> [Source material]
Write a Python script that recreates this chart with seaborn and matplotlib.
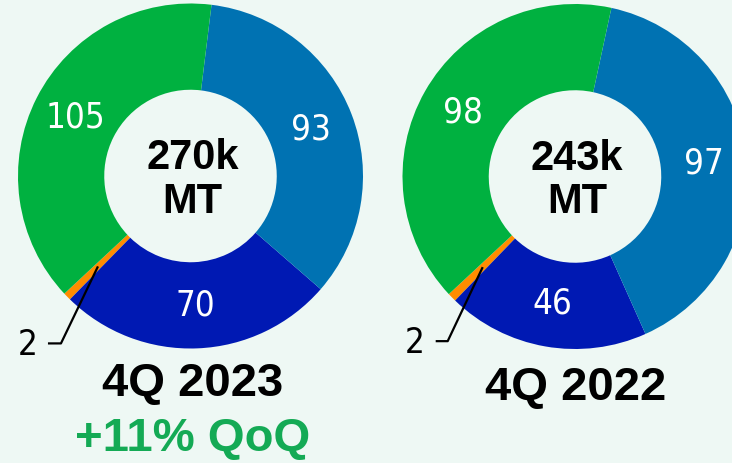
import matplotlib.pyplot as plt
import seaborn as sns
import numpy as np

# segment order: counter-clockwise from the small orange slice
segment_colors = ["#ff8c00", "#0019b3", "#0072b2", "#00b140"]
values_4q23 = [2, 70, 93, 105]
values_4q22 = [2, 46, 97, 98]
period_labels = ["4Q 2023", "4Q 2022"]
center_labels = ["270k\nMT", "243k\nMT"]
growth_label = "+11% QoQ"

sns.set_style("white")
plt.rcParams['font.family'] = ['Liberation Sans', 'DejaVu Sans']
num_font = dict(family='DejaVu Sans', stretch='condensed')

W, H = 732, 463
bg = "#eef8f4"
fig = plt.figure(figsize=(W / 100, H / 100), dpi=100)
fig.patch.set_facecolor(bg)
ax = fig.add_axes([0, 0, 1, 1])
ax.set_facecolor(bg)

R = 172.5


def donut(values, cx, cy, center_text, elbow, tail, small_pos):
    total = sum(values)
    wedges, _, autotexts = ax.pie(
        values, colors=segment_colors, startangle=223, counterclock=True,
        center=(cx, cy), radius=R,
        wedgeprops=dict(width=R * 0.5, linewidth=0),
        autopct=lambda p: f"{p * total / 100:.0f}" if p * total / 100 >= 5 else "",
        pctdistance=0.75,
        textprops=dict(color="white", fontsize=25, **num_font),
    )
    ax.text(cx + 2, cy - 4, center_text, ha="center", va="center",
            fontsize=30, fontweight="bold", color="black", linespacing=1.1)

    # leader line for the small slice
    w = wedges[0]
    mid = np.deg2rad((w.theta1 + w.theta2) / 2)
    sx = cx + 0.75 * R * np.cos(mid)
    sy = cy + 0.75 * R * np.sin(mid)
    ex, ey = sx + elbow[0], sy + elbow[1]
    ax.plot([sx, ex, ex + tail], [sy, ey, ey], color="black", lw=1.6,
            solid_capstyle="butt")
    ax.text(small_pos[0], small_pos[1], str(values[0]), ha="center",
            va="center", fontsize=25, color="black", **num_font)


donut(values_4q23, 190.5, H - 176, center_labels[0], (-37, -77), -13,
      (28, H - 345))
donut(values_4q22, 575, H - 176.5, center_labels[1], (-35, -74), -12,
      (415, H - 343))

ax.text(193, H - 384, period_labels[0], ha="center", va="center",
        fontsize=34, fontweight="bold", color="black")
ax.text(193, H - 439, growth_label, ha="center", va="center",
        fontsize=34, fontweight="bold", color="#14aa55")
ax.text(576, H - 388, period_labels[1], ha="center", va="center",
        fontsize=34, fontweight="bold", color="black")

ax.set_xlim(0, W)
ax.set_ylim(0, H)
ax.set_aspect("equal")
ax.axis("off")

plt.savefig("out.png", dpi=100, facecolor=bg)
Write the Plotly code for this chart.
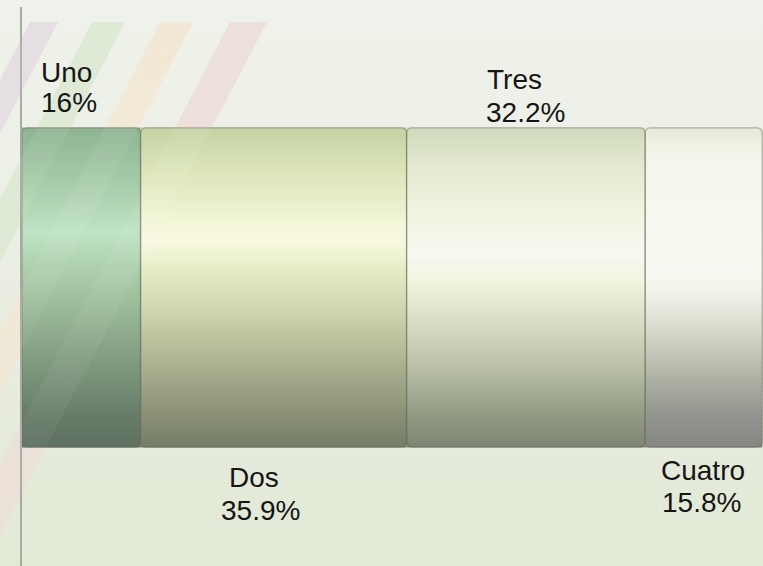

> [What is being asked] Write out the material above once more, exactly as it reads, with no pictures.

> [Exercise output]
Write a Python script that recreates this chart with seaborn and matplotlib.
import matplotlib.pyplot as plt
import seaborn as sns
import numpy as np

# segment order: counter-clockwise from the small orange slice
segment_colors = ["#ff8c00", "#0019b3", "#0072b2", "#00b140"]
values_4q23 = [2, 70, 93, 105]
values_4q22 = [2, 46, 97, 98]
period_labels = ["4Q 2023", "4Q 2022"]
center_labels = ["270k\nMT", "243k\nMT"]
growth_label = "+11% QoQ"

sns.set_style("white")
plt.rcParams['font.family'] = ['Liberation Sans', 'DejaVu Sans']
num_font = dict(family='DejaVu Sans', stretch='condensed')

W, H = 732, 463
bg = "#eef8f4"
fig = plt.figure(figsize=(W / 100, H / 100), dpi=100)
fig.patch.set_facecolor(bg)
ax = fig.add_axes([0, 0, 1, 1])
ax.set_facecolor(bg)

R = 172.5


def donut(values, cx, cy, center_text, elbow, tail, small_pos):
    total = sum(values)
    wedges, _, autotexts = ax.pie(
        values, colors=segment_colors, startangle=223, counterclock=True,
        center=(cx, cy), radius=R,
        wedgeprops=dict(width=R * 0.5, linewidth=0),
        autopct=lambda p: f"{p * total / 100:.0f}" if p * total / 100 >= 5 else "",
        pctdistance=0.75,
        textprops=dict(color="white", fontsize=25, **num_font),
    )
    ax.text(cx + 2, cy - 4, center_text, ha="center", va="center",
            fontsize=30, fontweight="bold", color="black", linespacing=1.1)

    # leader line for the small slice
    w = wedges[0]
    mid = np.deg2rad((w.theta1 + w.theta2) / 2)
    sx = cx + 0.75 * R * np.cos(mid)
    sy = cy + 0.75 * R * np.sin(mid)
    ex, ey = sx + elbow[0], sy + elbow[1]
    ax.plot([sx, ex, ex + tail], [sy, ey, ey], color="black", lw=1.6,
            solid_capstyle="butt")
    ax.text(small_pos[0], small_pos[1], str(values[0]), ha="center",
            va="center", fontsize=25, color="black", **num_font)


donut(values_4q23, 190.5, H - 176, center_labels[0], (-37, -77), -13,
      (28, H - 345))
donut(values_4q22, 575, H - 176.5, center_labels[1], (-35, -74), -12,
      (415, H - 343))

ax.text(193, H - 384, period_labels[0], ha="center", va="center",
        fontsize=34, fontweight="bold", color="black")
ax.text(193, H - 439, growth_label, ha="center", va="center",
        fontsize=34, fontweight="bold", color="#14aa55")
ax.text(576, H - 388, period_labels[1], ha="center", va="center",
        fontsize=34, fontweight="bold", color="black")

ax.set_xlim(0, W)
ax.set_ylim(0, H)
ax.set_aspect("equal")
ax.axis("off")

plt.savefig("out.png", dpi=100, facecolor=bg)
Write the Plotly code for this chart.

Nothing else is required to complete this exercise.